5-2. ポート構成(USB-C / USB-A)
USB-Cポートが複数あるモデルや、旧型機器向けのUSB-Aポート付きなど、手持ちのデバイスに合わせたポート構成を選びましょう。
5-3. サイズと携帯性
出力が同じでも、製品によって大きさや重さは異なります。持ち運び用として使いたい場合は、GaN採用モデルや折りたたみプラグ付きが便利です。
5-4. 安全機能と信頼性
PSE認証・過電流/過電圧保護・温度センサーなど、複数の安全機構がある製品を選ぶことが望まれます。特に海外製品は国内の認証取得状況も確認しましょう。
5-5. 実績あるブランドかどうか
Anker、UGREEN、Belkin、CIOなど、多くのユーザーに選ばれてきたブランドは品質やサポート面での信頼性があるといえます。
6. 代表的な100w充電器の特徴(参考)
製品名 | ポート構成 | 出力 | 特徴 |
---|---|---|---|
Anker Prime Charger | USB-C×2 / USB-A×1 | 最大100W | GaN採用、小型・軽量設計 |
UGREEN Nexode 100W | USB-C×3 / USB-A×1 | 最大100W | 温度管理機構つき、出力分配自動調整 |
CIO NovaPort TRIO | USB-C×2 / USB-A×1 | 最大100W | 超小型サイズ、国内メーカー |
※上記製品は記事執筆時点の情報をもとに記載しており、仕様変更や販売終了の可能性もあるため、購入前には必ず最新情報をご確認ください。

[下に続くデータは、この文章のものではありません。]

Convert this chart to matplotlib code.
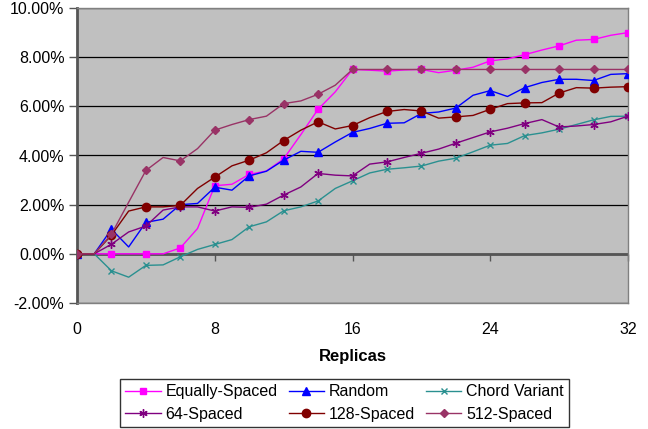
import matplotlib
matplotlib.use('Agg')
import matplotlib.pyplot as plt
from matplotlib.ticker import PercentFormatter

plt.rcParams['font.family'] = ['Liberation Sans', 'DejaVu Sans']
plt.rcParams['axes.unicode_minus'] = False

replicas = list(range(33))

equally = [0, 0, 0, 0, 0, 0, 0.24, 1.03, 2.77, 2.83, 3.23, 3.37, 3.86, 4.85, 5.88, 6.59, 7.50,
           7.47, 7.43, 7.48, 7.50, 7.37, 7.47, 7.59, 7.85, 7.93, 8.10, 8.29, 8.46, 8.69, 8.72, 8.89, 9.00]
random_ = [0, 0, 1.00, 0.28, 1.28, 1.41, 2.00, 2.05, 2.71, 2.59, 3.17, 3.36, 3.81, 4.17, 4.13, 4.55, 4.94,
           5.10, 5.31, 5.33, 5.71, 5.77, 5.93, 6.45, 6.64, 6.40, 6.76, 6.97, 7.10, 7.10, 7.05, 7.30, 7.33]
chord = [0, 0, -0.69, -0.95, -0.47, -0.45, -0.12, 0.18, 0.38, 0.58, 1.10, 1.30, 1.75, 1.91, 2.15, 2.66, 2.97,
         3.29, 3.44, 3.50, 3.57, 3.77, 3.89, 4.15, 4.42, 4.49, 4.81, 4.92, 5.07, 5.26, 5.45, 5.59, 5.60]
spaced64 = [0, 0, 0.39, 0.89, 1.13, 1.78, 1.91, 1.91, 1.74, 1.91, 1.89, 2.02, 2.39, 2.72, 3.27, 3.20, 3.17,
            3.65, 3.74, 3.92, 4.09, 4.26, 4.50, 4.73, 4.96, 5.11, 5.30, 5.46, 5.16, 5.20, 5.26, 5.37, 5.60]
spaced128 = [0, 0, 0.76, 1.74, 1.91, 1.91, 1.97, 2.66, 3.12, 3.58, 3.81, 4.11, 4.61, 5.03, 5.37, 5.08, 5.22,
             5.54, 5.79, 5.87, 5.81, 5.52, 5.57, 5.63, 5.88, 6.11, 6.14, 6.15, 6.54, 6.76, 6.74, 6.78, 6.80]
spaced512 = [0, 0, 0.80, 2.10, 3.39, 3.92, 3.78, 4.28, 5.03, 5.26, 5.46, 5.60, 6.11, 6.22, 6.49, 6.86, 7.50,
             7.50, 7.50, 7.50, 7.50, 7.50, 7.50, 7.50, 7.50, 7.50, 7.50, 7.50, 7.50, 7.50, 7.50, 7.50, 7.50]

series = [
    ('Equally-Spaced', equally, '#FF00FF', 's', 5),
    ('Random', random_, '#0000FF', '^', 6),
    ('Chord Variant', chord, '#2A9090', 'x', 5),
    ('64-Spaced', spaced64, '#800080', (6, 2, 0), 6),
    ('128-Spaced', spaced128, '#800000', 'o', 6),
    ('512-Spaced', spaced512, '#993366', 'D', 4),
]

fig = plt.figure(figsize=(6.48, 4.29), dpi=100)
ax = fig.add_axes([77/648, 1 - 303/429, (628 - 77)/648, (303 - 8)/429])
ax.set_facecolor('#C0C0C0')

lines = {}
for name, vals, col, mk, ms in series:
    l, = ax.plot(replicas, vals, color=col, lw=1, marker=mk, markersize=ms,
                 markevery=2, markeredgewidth=1, label=name, zorder=3)
    lines[name] = l

ax.set_xlim(0, 32)
ax.set_ylim(-2, 10)
ax.set_yticks([-2, 0, 2, 4, 6, 8, 10])
ax.yaxis.set_major_formatter(PercentFormatter(decimals=2))
ax.set_xticks([0, 8, 16, 24, 32])
ax.tick_params(axis='y', length=6, width=1, color='#555555', labelsize=11.5, pad=3)
ax.tick_params(axis='x', length=0, labelsize=11.5, pad=14)
ax.grid(axis='y', color='black', lw=0.9)
ax.set_axisbelow(True)

for s in ['top', 'right', 'bottom']:
    ax.spines[s].set_color('#808080')
    ax.spines[s].set_linewidth(1)
ax.spines['left'].set_color('#555555')
ax.spines['left'].set_linewidth(2)

# x axis crosses at 0%
ax.axhline(0, color='#555555', lw=2, zorder=2)
sec = ax.secondary_xaxis(2/12)
sec.set_xticks([0, 8, 16, 24, 32])
sec.tick_params(axis='x', direction='out', length=5, width=1, color='#555555', labelbottom=False)
sec.spines['bottom'].set_visible(False)

ax.set_xlabel('Replicas', fontsize=12, fontweight='bold', labelpad=8)

order = ['Equally-Spaced', '64-Spaced', 'Random', '128-Spaced', 'Chord Variant', '512-Spaced']
leg = fig.legend([lines[n] for n in order], order, ncol=3, loc='center',
                 bbox_to_anchor=(344.5/648, 1 - 403/429), fontsize=11.5, frameon=True,
                 fancybox=False, edgecolor='black', handlelength=2.2, handletextpad=0.3,
                 columnspacing=0.7, borderpad=0.35, labelspacing=0.45)
leg.get_frame().set_linewidth(1)

fig.savefig('out.png', dpi=100)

7. まとめ|100w充電器は必要か?利用環境次第で賢く選ぼう
100w充電器が必要かどうかは、「使用するデバイスの種類」と「充電スタイル」によって大きく異なります。
- 高性能なノートPCやタブレットをフルスピードで充電したい場合は、100W充電器が有力な選択肢となる
- 複数台の機器を同時に充電する機会が多い方にも、出力に余裕のある100Wモデルが便利
- 逆にスマートフォン中心や軽量ノートのみなら、65W程度で十分なケースもある
どの製品が最適かは、現在の使用機器・今後の買い替え予定・外出頻度などをもとに判断すると良いでしょう。
100Wという出力はあらゆる場面に対応しやすい“万能型”であるため、長く使える1台を選びたい方にとっては、検討の価値がある選択肢といえます。